What is required → Reproduce all the material exactly, minus any pictures it holds.

Data extract →

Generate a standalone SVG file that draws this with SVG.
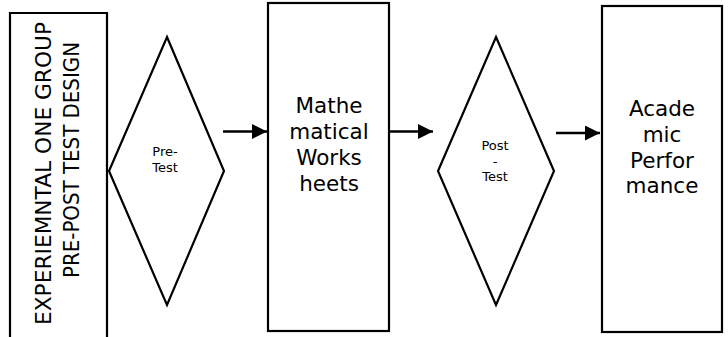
<svg xmlns="http://www.w3.org/2000/svg" width="728" height="337" viewBox="0 0 728 337">
<style>
.shape{fill:#fff;stroke:#000;stroke-width:2.2}
.t{font-family:"DejaVu Sans","Verdana",sans-serif;fill:#000;text-anchor:middle}
.big{font-size:21.5px}
.small{font-size:13px}
.vert{font-size:21px}
.conn{stroke:#000;stroke-width:2.5;fill:none}
</style>
<defs>
<marker id="arr" markerWidth="16" markerHeight="16" refX="15" refY="7.5" markerUnits="userSpaceOnUse" orient="auto">
<path d="M0,0 L15,7.5 L0,15 Z" fill="#000"/>
</marker>
</defs>
<rect width="728" height="337" fill="#fff"/>
<g id="design-label">
<path class="shape" d="M10,345 V13 H107 V345"/>
<text class="t vert" transform="translate(51,173.5) rotate(-90)" textLength="303" lengthAdjust="spacingAndGlyphs">EXPERIEMNTAL ONE GROUP</text>
<text class="t vert" transform="translate(79,160) rotate(-90)" textLength="236" lengthAdjust="spacingAndGlyphs">PRE-POST TEST DESIGN</text>
</g>
<g id="pre-test">
<polygon class="shape" points="167,37 224,171 167,305 109,171"/>
<text class="t small" x="165" y="156">Pre-</text>
<text class="t small" x="165" y="171.5">Test</text>
</g>
<g id="worksheets">
<rect class="shape" x="268" y="3" width="121" height="328"/>
<text class="t big" x="329" y="113">Mathe</text>
<text class="t big" x="329" y="139">matical</text>
<text class="t big" x="329" y="165">Works</text>
<text class="t big" x="329" y="191">heets</text>
</g>
<g id="post-test">
<polygon class="shape" points="496,37 554,171 496,305 438,171"/>
<text class="t small" x="495" y="150">Post</text>
<text class="t small" x="495" y="165.5">-</text>
<text class="t small" x="495" y="181">Test</text>
</g>
<g id="performance">
<rect class="shape" x="602" y="6" width="120" height="326"/>
<text class="t big" x="662" y="116">Acade</text>
<text class="t big" x="662" y="142">mic</text>
<text class="t big" x="662" y="168">Perfor</text>
<text class="t big" x="662" y="193">mance</text>
</g>
<g id="connectors">
<line class="conn" x1="223" y1="131.5" x2="267" y2="131.5" marker-end="url(#arr)"/>
<line class="conn" x1="390" y1="131.5" x2="433" y2="131.5" marker-end="url(#arr)"/>
<line class="conn" x1="556" y1="133" x2="600" y2="133" marker-end="url(#arr)"/>
</g>
</svg>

Final result →
Generate a standalone SVG file that draws this with SVG.
<svg xmlns="http://www.w3.org/2000/svg" width="728" height="337" viewBox="0 0 728 337">
<style>
.shape{fill:#fff;stroke:#000;stroke-width:2.2}
.t{font-family:"DejaVu Sans","Verdana",sans-serif;fill:#000;text-anchor:middle}
.big{font-size:21.5px}
.small{font-size:13px}
.vert{font-size:21px}
.conn{stroke:#000;stroke-width:2.5;fill:none}
</style>
<defs>
<marker id="arr" markerWidth="16" markerHeight="16" refX="15" refY="7.5" markerUnits="userSpaceOnUse" orient="auto">
<path d="M0,0 L15,7.5 L0,15 Z" fill="#000"/>
</marker>
</defs>
<rect width="728" height="337" fill="#fff"/>
<g id="design-label">
<path class="shape" d="M10,345 V13 H107 V345"/>
<text class="t vert" transform="translate(51,173.5) rotate(-90)" textLength="303" lengthAdjust="spacingAndGlyphs">EXPERIEMNTAL ONE GROUP</text>
<text class="t vert" transform="translate(79,160) rotate(-90)" textLength="236" lengthAdjust="spacingAndGlyphs">PRE-POST TEST DESIGN</text>
</g>
<g id="pre-test">
<polygon class="shape" points="167,37 224,171 167,305 109,171"/>
<text class="t small" x="165" y="156">Pre-</text>
<text class="t small" x="165" y="171.5">Test</text>
</g>
<g id="worksheets">
<rect class="shape" x="268" y="3" width="121" height="328"/>
<text class="t big" x="329" y="113">Mathe</text>
<text class="t big" x="329" y="139">matical</text>
<text class="t big" x="329" y="165">Works</text>
<text class="t big" x="329" y="191">heets</text>
</g>
<g id="post-test">
<polygon class="shape" points="496,37 554,171 496,305 438,171"/>
<text class="t small" x="495" y="150">Post</text>
<text class="t small" x="495" y="165.5">-</text>
<text class="t small" x="495" y="181">Test</text>
</g>
<g id="performance">
<rect class="shape" x="602" y="6" width="120" height="326"/>
<text class="t big" x="662" y="116">Acade</text>
<text class="t big" x="662" y="142">mic</text>
<text class="t big" x="662" y="168">Perfor</text>
<text class="t big" x="662" y="193">mance</text>
</g>
<g id="connectors">
<line class="conn" x1="223" y1="131.5" x2="267" y2="131.5" marker-end="url(#arr)"/>
<line class="conn" x1="390" y1="131.5" x2="433" y2="131.5" marker-end="url(#arr)"/>
<line class="conn" x1="556" y1="133" x2="600" y2="133" marker-end="url(#arr)"/>
</g>
</svg>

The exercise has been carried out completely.